▶ _EXERCISE TASK_: Reproduce every line of the material below, but drop the pictures.
begin RAW DATA
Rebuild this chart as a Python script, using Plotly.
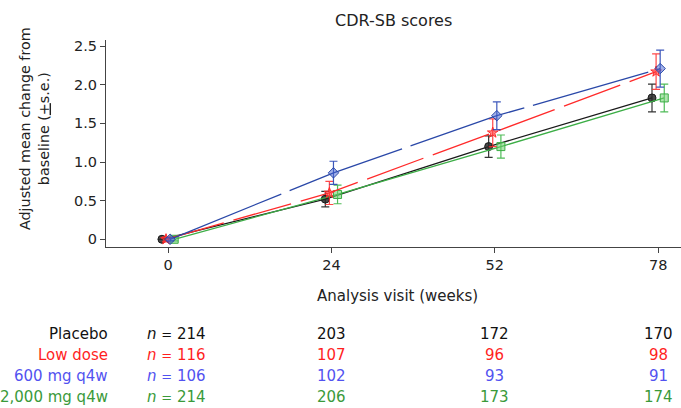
import plotly.graph_objects as go

weeks = ["0", "24", "52", "78"]
series_names = ["Placebo", "Low dose", "600 mg q4w", "2,000 mg q4w"]

placebo_mean = [0.0, 0.52, 1.20, 1.83]
placebo_se = [0.0, 0.10, 0.14, 0.18]
low_mean = [0.0, 0.60, 1.38, 2.17]
low_se = [0.03, 0.15, 0.18, 0.23]
q600_mean = [0.0, 0.86, 1.60, 2.21]
q600_se = [0.02, 0.15, 0.18, 0.24]
q2000_mean = [0.0, 0.58, 1.20, 1.83]
q2000_se = [0.02, 0.12, 0.15, 0.18]

n_placebo = [214, 203, 172, 170]
n_low = [116, 107, 96, 98]
n_600 = [106, 102, 93, 91]
n_2000 = [214, 206, 173, 174]

FONT = "DejaVu Sans"
d = 0.025
xi = list(range(len(weeks)))

specs = [
    ("Placebo", placebo_mean, placebo_se, -1.5, "#1a1a1a", "solid", "circle", "rgba(40,40,40,0.85)", "rgba(30,30,30,0.9)"),
    ("2,000 mg q4w", q2000_mean, q2000_se, 1.5, "#3cae46", "solid", "square", "rgba(110,205,110,0.55)", "rgba(60,180,70,0.9)"),
    ("Low dose", low_mean, low_se, -0.5, "#ff2a2a", "60px,10px", "star", "rgba(255,60,60,0.6)", "rgba(255,40,40,0.85)"),
    ("600 mg q4w", q600_mean, q600_se, 0.5, "#2a48a8", "120px,9px", "diamond", "rgba(70,100,210,0.5)", "rgba(40,70,180,0.9)"),
]

fig = go.Figure()
for name, mean, se, off, col, dash, sym, fill, ecol in specs:
    fig.add_trace(go.Scatter(
        x=[v + off * d for v in xi], y=mean, name=name,
        mode="lines+markers",
        line=dict(color=col, width=1.3, dash=dash),
        marker=dict(symbol=sym, size=8, color=fill, line=dict(color=col, width=1)),
        error_y=dict(type="data", array=se, visible=True, color=ecol, thickness=1.2, width=4),
        showlegend=False, cliponaxis=False,
    ))

fig.update_layout(
    width=681, height=408,
    margin=dict(l=106, r=0, t=40, b=161),
    plot_bgcolor="white", paper_bgcolor="white",
    font=dict(family=FONT, size=14, color="#222"),
    showlegend=False,
)
fig.update_xaxes(
    range=[-0.38, 3.14], tickmode="array", tickvals=xi, ticktext=weeks,
    showgrid=False, zeroline=False, showline=True, linecolor="#444", linewidth=1,
    ticks="outside", ticklen=5, tickcolor="#444", tickfont=dict(size=14.5, color="#222"),
)
fig.update_yaxes(
    range=[-0.1, 2.58], tickmode="array", tickvals=[0, 0.5, 1.0, 1.5, 2.0, 2.5],
    ticktext=["0", "0.5", "1.0", "1.5", "2.0", "2.5"],
    showgrid=False, zeroline=False, showline=True, linecolor="#444", linewidth=1,
    ticks="outside", ticklen=5, tickcolor="#444", tickfont=dict(size=14.5, color="#222"),
)

ann = []
ann.append(dict(text="CDR-SB scores", xref="paper", yref="paper", x=(393 - 106) / 575,
                y=(247 - 20) / 207, xanchor="center", yanchor="middle", showarrow=False,
                font=dict(size=16, color="#222")))
ann.append(dict(text="Analysis visit (weeks)", xref="paper", yref="paper", x=(397 - 106) / 575,
                y=(247 - 296) / 207, xanchor="center", yanchor="middle", showarrow=False,
                font=dict(size=15, color="#222")))
ann.append(dict(text="Adjusted mean change from<br>baseline (<u>+</u>s.e.)", xref="paper", yref="paper",
                x=(34 - 106) / 575, y=(247 - 129) / 207, xanchor="center", yanchor="middle",
                textangle=-90, showarrow=False, font=dict(size=14.3, color="#222")))

rows = [
    ("Placebo", n_placebo, "#111111"),
    ("Low dose", n_low, "#ff1f1f"),
    ("600 mg q4w", n_600, "#5252f0"),
    ("2,000 mg q4w", n_2000, "#3a9a3a"),
]
row_px = [334, 355, 376, 397]
TS = 15
for (label, ns, col), py in zip(rows, row_px):
    yp = (247 - py) / 207
    ann.append(dict(text=label, xref="paper", yref="paper", x=(110 - 106) / 575, y=yp,
                    xanchor="right", yanchor="middle", showarrow=False,
                    font=dict(size=TS, color=col)))
    ann.append(dict(text='<i>n</i> <span style="font-size:13px">=</span> %d' % ns[0],
                    xref="paper", yref="paper", x=(145 - 106) / 575, y=yp,
                    xanchor="left", yanchor="middle", showarrow=False,
                    font=dict(size=TS, color=col)))
    for i in range(1, len(ns)):
        ann.append(dict(text=str(ns[i]), xref="x", yref="paper", x=i, y=yp,
                        xanchor="center", yanchor="middle", showarrow=False,
                        font=dict(size=TS, color=col)))
fig.update_layout(annotations=ann)

fig.write_html("out.html")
end RAW DATA
▶ _TASK OUTPUT_:
Rebuild this chart as a Python script, using Plotly.
import plotly.graph_objects as go

weeks = ["0", "24", "52", "78"]
series_names = ["Placebo", "Low dose", "600 mg q4w", "2,000 mg q4w"]

placebo_mean = [0.0, 0.52, 1.20, 1.83]
placebo_se = [0.0, 0.10, 0.14, 0.18]
low_mean = [0.0, 0.60, 1.38, 2.17]
low_se = [0.03, 0.15, 0.18, 0.23]
q600_mean = [0.0, 0.86, 1.60, 2.21]
q600_se = [0.02, 0.15, 0.18, 0.24]
q2000_mean = [0.0, 0.58, 1.20, 1.83]
q2000_se = [0.02, 0.12, 0.15, 0.18]

n_placebo = [214, 203, 172, 170]
n_low = [116, 107, 96, 98]
n_600 = [106, 102, 93, 91]
n_2000 = [214, 206, 173, 174]

FONT = "DejaVu Sans"
d = 0.025
xi = list(range(len(weeks)))

specs = [
    ("Placebo", placebo_mean, placebo_se, -1.5, "#1a1a1a", "solid", "circle", "rgba(40,40,40,0.85)", "rgba(30,30,30,0.9)"),
    ("2,000 mg q4w", q2000_mean, q2000_se, 1.5, "#3cae46", "solid", "square", "rgba(110,205,110,0.55)", "rgba(60,180,70,0.9)"),
    ("Low dose", low_mean, low_se, -0.5, "#ff2a2a", "60px,10px", "star", "rgba(255,60,60,0.6)", "rgba(255,40,40,0.85)"),
    ("600 mg q4w", q600_mean, q600_se, 0.5, "#2a48a8", "120px,9px", "diamond", "rgba(70,100,210,0.5)", "rgba(40,70,180,0.9)"),
]

fig = go.Figure()
for name, mean, se, off, col, dash, sym, fill, ecol in specs:
    fig.add_trace(go.Scatter(
        x=[v + off * d for v in xi], y=mean, name=name,
        mode="lines+markers",
        line=dict(color=col, width=1.3, dash=dash),
        marker=dict(symbol=sym, size=8, color=fill, line=dict(color=col, width=1)),
        error_y=dict(type="data", array=se, visible=True, color=ecol, thickness=1.2, width=4),
        showlegend=False, cliponaxis=False,
    ))

fig.update_layout(
    width=681, height=408,
    margin=dict(l=106, r=0, t=40, b=161),
    plot_bgcolor="white", paper_bgcolor="white",
    font=dict(family=FONT, size=14, color="#222"),
    showlegend=False,
)
fig.update_xaxes(
    range=[-0.38, 3.14], tickmode="array", tickvals=xi, ticktext=weeks,
    showgrid=False, zeroline=False, showline=True, linecolor="#444", linewidth=1,
    ticks="outside", ticklen=5, tickcolor="#444", tickfont=dict(size=14.5, color="#222"),
)
fig.update_yaxes(
    range=[-0.1, 2.58], tickmode="array", tickvals=[0, 0.5, 1.0, 1.5, 2.0, 2.5],
    ticktext=["0", "0.5", "1.0", "1.5", "2.0", "2.5"],
    showgrid=False, zeroline=False, showline=True, linecolor="#444", linewidth=1,
    ticks="outside", ticklen=5, tickcolor="#444", tickfont=dict(size=14.5, color="#222"),
)

ann = []
ann.append(dict(text="CDR-SB scores", xref="paper", yref="paper", x=(393 - 106) / 575,
                y=(247 - 20) / 207, xanchor="center", yanchor="middle", showarrow=False,
                font=dict(size=16, color="#222")))
ann.append(dict(text="Analysis visit (weeks)", xref="paper", yref="paper", x=(397 - 106) / 575,
                y=(247 - 296) / 207, xanchor="center", yanchor="middle", showarrow=False,
                font=dict(size=15, color="#222")))
ann.append(dict(text="Adjusted mean change from<br>baseline (<u>+</u>s.e.)", xref="paper", yref="paper",
                x=(34 - 106) / 575, y=(247 - 129) / 207, xanchor="center", yanchor="middle",
                textangle=-90, showarrow=False, font=dict(size=14.3, color="#222")))

rows = [
    ("Placebo", n_placebo, "#111111"),
    ("Low dose", n_low, "#ff1f1f"),
    ("600 mg q4w", n_600, "#5252f0"),
    ("2,000 mg q4w", n_2000, "#3a9a3a"),
]
row_px = [334, 355, 376, 397]
TS = 15
for (label, ns, col), py in zip(rows, row_px):
    yp = (247 - py) / 207
    ann.append(dict(text=label, xref="paper", yref="paper", x=(110 - 106) / 575, y=yp,
                    xanchor="right", yanchor="middle", showarrow=False,
                    font=dict(size=TS, color=col)))
    ann.append(dict(text='<i>n</i> <span style="font-size:13px">=</span> %d' % ns[0],
                    xref="paper", yref="paper", x=(145 - 106) / 575, y=yp,
                    xanchor="left", yanchor="middle", showarrow=False,
                    font=dict(size=TS, color=col)))
    for i in range(1, len(ns)):
        ann.append(dict(text=str(ns[i]), xref="x", yref="paper", x=i, y=yp,
                        xanchor="center", yanchor="middle", showarrow=False,
                        font=dict(size=TS, color=col)))
fig.update_layout(annotations=ann)

fig.write_html("out.html")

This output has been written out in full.